My first reaction to the lifting of the ban on military women in combat was similar to many others’: What a proud moment for our country!
My approval slowly transformed into confusion after revisiting an article I read last semester: “Women Warriors” by Christine Sylvester. My confusion then morphed into steady disillusion, as Sylvester’s writings led me to revisit the documentary “Invisible War” produced by Amy Ziering.
My confusion did not come from the lifting of the combat ban for women; it was prompted by why it had taken this long to accomplish such a feat and what it now means. In many ways, the lifting of the ban is an institutional technicality. Women have served in combat prior to it, but are just now being recognized for their efforts and are allowed to serve in “small frontline combat units.”
Sylvester discussed the presence of women in the military as it dispels the widespread notion of women being innately peaceful, and dissects the oppressive power of our patriarchal society that is constantly “waging war on women.” The U.S. military is undoubtedly one of the most symbolic institutions of patriarchy, and at its core, it serves as a vanguard to preserve that power system.
Watch the film “Invisible War,” and stand in awe wondering why our nation’s greatest system of defense before 2012 had been so inept and unwilling to craft an internal adjudication process to protect servicewomen from sexual assault and rape from within the ranks. More often than not, these attacks were perpetrated by the servicewomen’s commanding officers (who would clear themselves of charges with ease).
More befuddling is the media response to this decision. The U.S. Marine Corps Commandant publically expressed his skepticism about women in small combat units and questioned the general interest in doing so. Headlines such as “Men Must Now Help Women Succeed in the Military” and “How Men Can Ensure Women Survive Combat” fail to reflect the idea that this decision will promote gender equality.

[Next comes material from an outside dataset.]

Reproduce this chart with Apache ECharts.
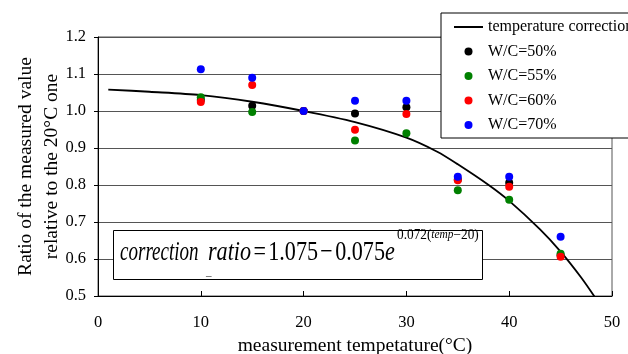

In more ways than one, the recent decision by the Defense secretary to reverse the combat ban is a cause for shame rather than pride. It is an insight into the military’s inconsistent and outdated views on women and is an attempt to save face instead of promoting structural change to give women a shot at true equality within the ranks. For the sake of all servicemen and women in our military, I hope my skepticism is short lived and proven wrong.